Source data:
● ● ● ● ● ● ●

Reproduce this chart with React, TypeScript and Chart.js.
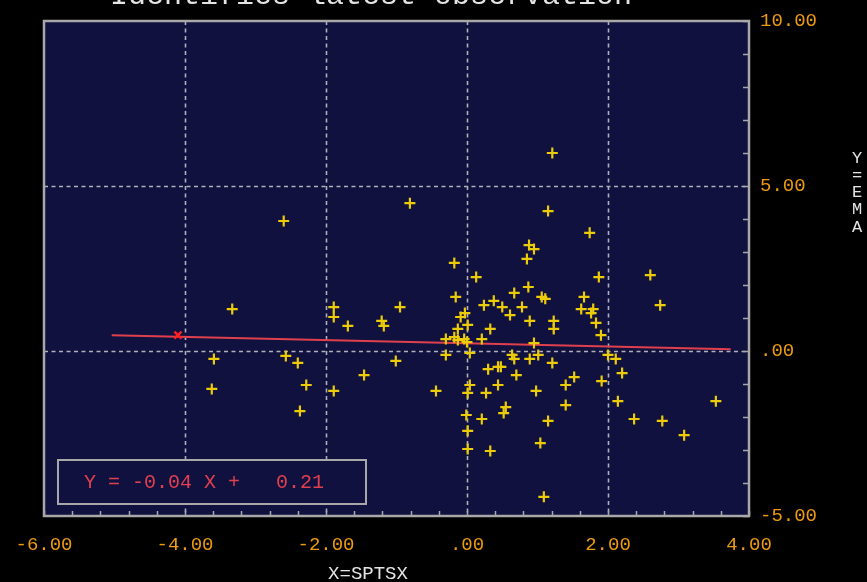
import React, { useEffect, useRef } from "react";
import { Chart, registerables } from "chart.js";

Chart.register(...registerables);

const chartTitle = "Identifies latest observation";
const xAxisTitle = "X=SPTSX";
const yAxisTitle = "Y=EMA";
const equationText = "Y = -0.04 X +   0.21";

const xTickValues = [-6, -4, -2, 0, 2, 4];
const xTickLabels = ["-6.00", "-4.00", "-2.00", ".00", "2.00", "4.00"];
const yTickValues = [-5, 0, 5, 10];
const yTickLabels = ["-5.00", ".00", "5.00", "10.00"];
const xGridValues = [-4, -2, 0, 2];
const yGridValues = [0, 5];

const obsX = [
  -2.60, -0.81, 1.21, 1.15, 1.74, 0.88, 0.95, 0.85, -0.18, 0.13,
  1.87, 2.60, -3.33, -1.89, -1.89, -1.69, -1.21, -1.18, -0.95, -0.16,
  0.87, 0.67, 1.06, 1.11, 1.66, 2.74, 0.24, 0.38, 0.50, 0.78,
  0.61, 1.62, 1.79, 1.76, -0.09, -0.03, 0.01, -0.13, 0.33, 0.89,
  1.23, 1.23, 1.83, 1.90, -0.30, -0.18, -0.13, -0.04, 0.00, 0.21,
  0.95, -3.59, -3.62, -2.57, -2.40, -2.28, -2.37, -1.89, -1.46, -1.01,
  -0.30, 0.04, 0.64, 0.67, 0.89, 1.01, 1.21, 2.00, 2.11, 2.20,
  1.91, 1.52, 1.40, 1.40, 2.14, 2.37, 2.77, 3.08, 3.53, -0.44,
  0.04, 0.01, 0.30, 0.44, 0.48, 0.44, 0.27, 0.70, 0.98, -0.01,
  0.21, 0.55, 0.52, 1.15, 0.01, 0.01, 0.33, 1.04, 1.09,
];
const obsY = [
  3.94, 4.48, 6.00, 4.24, 3.58, 3.21, 3.09, 2.79, 2.67, 2.24,
  2.24, 2.30, 1.27, 1.33, 1.03, 0.76, 0.91, 0.76, 1.33, 1.64,
  1.94, 1.76, 1.64, 1.58, 1.64, 1.39, 1.39, 1.52, 1.33, 1.33,
  1.09, 1.27, 1.27, 1.15, 1.03, 1.15, 0.79, 0.67, 0.67, 0.91,
  0.91, 0.67, 0.85, 0.48, 0.36, 0.42, 0.33, 0.36, 0.27, 0.36,
  0.24, -0.24, -1.15, -0.15, -0.36, -1.03, -1.82, -1.21, -0.73, -0.30,
  -0.12, -0.06, -0.12, -0.24, -0.24, -0.12, -0.36, -0.12, -0.24, -0.67,
  -0.91, -0.79, -1.03, -1.64, -1.52, -2.06, -2.12, -2.55, -1.52, -1.21,
  -1.03, -1.27, -0.55, -0.48, -0.48, -1.03, -1.27, -0.73, -1.21, -1.94,
  -2.06, -1.70, -1.88, -2.12, -2.42, -2.97, -3.03, -2.79, -4.42,
];

const regX = [-5.04, 3.74];
const regY = [0.48, 0.05];

const latestX = [-4.10];
const latestY = [0.48];

const xMinorStep = 0.4;
const yMinorStep = 1;

const BG = "#000000";
const PLOT_BG = "#111140";
const FRAME = "#a8a8a8";
const GRID = "#b0b0b8";
const ORANGE = "#ec9a10";
const YELLOW = "#eccc08";
const RED_LINE = "#e0404e";
const RED_MARK = "#ff2020";
const TEXT = "#e4e4e4";
const MONO = "'Liberation Mono', 'DejaVu Sans Mono', monospace";

const decorPlugin = {
  id: "decor",
  beforeDraw(chart: any) {
    const { ctx, chartArea: a } = chart;
    ctx.save();
    ctx.fillStyle = BG;
    ctx.fillRect(0, 0, chart.width, chart.height);
    ctx.fillStyle = PLOT_BG;
    ctx.fillRect(a.left, a.top, a.right - a.left, a.bottom - a.top);
    ctx.restore();
  },
  beforeDatasetsDraw(chart: any) {
    const { ctx, chartArea: a, scales } = chart;
    const xs = scales.x;
    const ys = scales.y;
    ctx.save();
    ctx.strokeStyle = GRID;
    ctx.lineWidth = 1.6;
    ctx.setLineDash([4, 3.5]);
    xGridValues.forEach((v) => {
      const px = Math.round(xs.getPixelForValue(v)) + 0.5;
      ctx.beginPath();
      ctx.moveTo(px, a.top);
      ctx.lineTo(px, a.bottom);
      ctx.stroke();
    });
    yGridValues.forEach((v) => {
      const py = Math.round(ys.getPixelForValue(v)) + 0.5;
      ctx.beginPath();
      ctx.moveTo(a.left, py);
      ctx.lineTo(a.right, py);
      ctx.stroke();
    });
    ctx.setLineDash([]);
    ctx.strokeStyle = FRAME;
    ctx.lineWidth = 1.5;
    for (let v = xs.min; v <= xs.max + 1e-6; v += xMinorStep) {
      const px = Math.round(xs.getPixelForValue(v)) + 0.5;
      ctx.beginPath();
      ctx.moveTo(px, a.bottom);
      ctx.lineTo(px, a.bottom - 5);
      ctx.stroke();
    }
    for (let v = ys.min; v <= ys.max + 1e-6; v += yMinorStep) {
      const py = Math.round(ys.getPixelForValue(v)) + 0.5;
      ctx.beginPath();
      ctx.moveTo(a.right, py);
      ctx.lineTo(a.right - 6, py);
      ctx.stroke();
    }
    ctx.restore();
  },
  afterDraw(chart: any) {
    const { ctx, chartArea: a } = chart;
    ctx.save();
    ctx.strokeStyle = FRAME;
    ctx.lineWidth = 2.5;
    ctx.strokeRect(a.left, a.top, a.right - a.left, a.bottom - a.top);

    ctx.fillStyle = PLOT_BG;
    ctx.fillRect(58, 460, 308, 44);
    ctx.lineWidth = 2;
    ctx.strokeRect(58, 460, 308, 44);
    ctx.fillStyle = RED_LINE;
    ctx.font = `20px ${MONO}`;
    ctx.textBaseline = "middle";
    ctx.textAlign = "left";
    ctx.fillText(equationText, 84, 483);

    ctx.fillStyle = TEXT;
    ctx.font = `30px ${MONO}`;
    ctx.textAlign = "center";
    ctx.textBaseline = "alphabetic";
    ctx.fillText(chartTitle, 371, 4);

    ctx.font = `19px ${MONO}`;
    ctx.textBaseline = "middle";
    ctx.fillText(xAxisTitle, 368, 574);

    ctx.font = `17px ${MONO}`;
    const chars = yAxisTitle.split("");
    chars.forEach((c, i) => {
      ctx.fillText(c, 857, 158 + i * 17.3);
    });
    ctx.restore();
  },
};

export default function App() {
  const ref = useRef<HTMLCanvasElement | null>(null);

  useEffect(() => {
    document.body.style.margin = "0";
    document.body.style.background = "#000";
    const canvas = ref.current;
    if (!canvas) return;
    const chart = new Chart(canvas, {
      type: "scatter",
      data: {
        datasets: [
          {
            label: "latest",
            data: latestX.map((x, i) => ({ x, y: latestY[i] })),
            pointStyle: "crossRot",
            pointRadius: 5,
            borderColor: RED_MARK,
            backgroundColor: RED_MARK,
            borderWidth: 2.5,
            order: 0,
          },
          {
            label: "obs",
            data: obsX.map((x, i) => ({ x, y: obsY[i] })),
            pointStyle: "cross",
            pointRadius: 5.5,
            borderColor: YELLOW,
            backgroundColor: YELLOW,
            borderWidth: 2.2,
            order: 1,
          },
          {
            label: "regression",
            data: regX.map((x, i) => ({ x, y: regY[i] })),
            showLine: true,
            pointRadius: 0,
            borderColor: RED_LINE,
            borderWidth: 2,
            order: 2,
          } as any,
        ],
      },
      options: {
        responsive: false,
        animation: false,
        layout: { padding: { left: 44, top: 21, right: 0, bottom: 0 } },
        plugins: {
          legend: { display: false },
          tooltip: { enabled: false },
          title: { display: false },
        },
        scales: {
          x: {
            type: "linear",
            position: "bottom",
            min: -6,
            max: 4,
            grid: { display: false, drawTicks: false },
            border: { display: false },
            ticks: {
              stepSize: 2,
              autoSkip: false,
              maxRotation: 0,
              padding: 18,
              color: ORANGE,
              font: { family: MONO, size: 19 },
              callback: (v: any) => {
                const i = xTickValues.indexOf(Number(v));
                return i >= 0 ? xTickLabels[i] : "";
              },
            },
            afterFit: (s: any) => {
              s.height = 66;
              s.paddingLeft = 0;
              s.paddingRight = 0;
            },
          },
          y: {
            type: "linear",
            position: "right",
            min: -5,
            max: 10,
            grid: { display: false, drawTicks: false },
            border: { display: false },
            ticks: {
              stepSize: 5,
              autoSkip: false,
              padding: 11,
              color: ORANGE,
              font: { family: MONO, size: 19 },
              callback: (v: any) => {
                const i = yTickValues.indexOf(Number(v));
                return i >= 0 ? yTickLabels[i] : "";
              },
            },
            afterFit: (s: any) => {
              s.width = 118;
              s.paddingTop = 0;
              s.paddingBottom = 0;
            },
          },
        },
      } as any,
      plugins: [decorPlugin],
    });
    return () => chart.destroy();
  }, []);

  return (
    <div style={{ position: "fixed", left: 0, top: 0, width: 867, height: 582, background: "#000" }}>
      <canvas ref={ref} width={867} height={582} style={{ display: "block" }} />
    </div>
  );
}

● ● ● ● ● ● ●

Aim: Return the material line for line, from its beginning to the line that contains "Chart.register(...registerables);", with the pictures left out.

Exercise output:
Reproduce this chart with React, TypeScript and Chart.js.
import React, { useEffect, useRef } from "react";
import { Chart, registerables } from "chart.js";

Chart.register(...registerables);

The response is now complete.